Voor de toepassing van artikel 80, voor zover het betreft de straffen als bedoeld in artikel 81, eerste lid, onder a tot en met d, van het Algemeen Rijksambtenarenreglement geldt de directeur als bevoegd gezag ten aanzien van de ambtenaren, wier aanstelling aan Ons of Onze Minister van Binnenlandse Zaken is voorbehouden.
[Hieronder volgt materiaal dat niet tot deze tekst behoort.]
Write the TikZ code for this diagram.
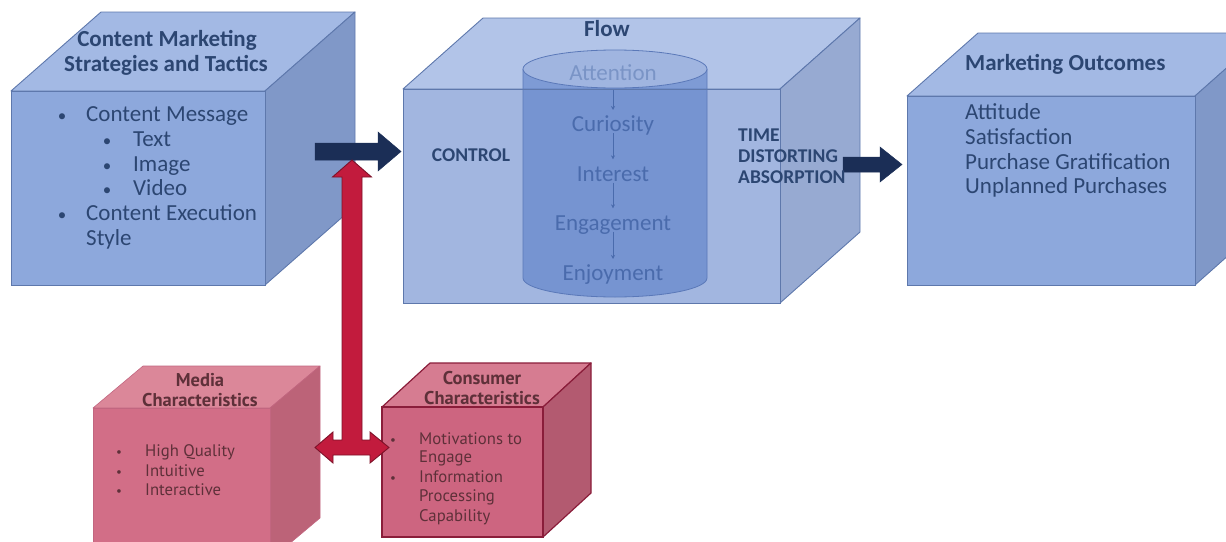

Voor de toepassing van de artikelen 20, 31, 31a, 31b, 31c, 49 en 53 van het Arbeidsovereenkomstenbesluit geldt de directeur ten aanzien van de werknemers als bevoegd gezag.
2
De bevoegdheden bedoeld in de artikelen 22, 30g, eerste lid, 37, eerste lid, 43, eerste lid, en 51 van het Arbeidsovereenkomstenbesluit worden ten aanzien van de werknemers uitgeoefend door of vanwege de directeur.
Artikel
4
De directeur is gehouden bij de uitoefening van de in voorgaande artikelen van dit besluit bedoelde bevoegdheden de richtlijnen en aanwijzingen van Onze Minister van Binnenlandse Zaken in acht te nemen.
Artikel
5
Dit besluit kan worden aangehaald als "Dienstreglement Rijks Computercentrum".
Artikel
6
Dit besluit treedt in werking met ingang van 1 september 1981.
Onze Minister van Binnenlandse Zaken is belast met de uitvoering van dit besluit, waarvan afschrift zal worden gezonden aan de Algemene Rekenkamer en dat zal worden gepubliceerd in het Staatsblad en de Nederlandse Staatscourant.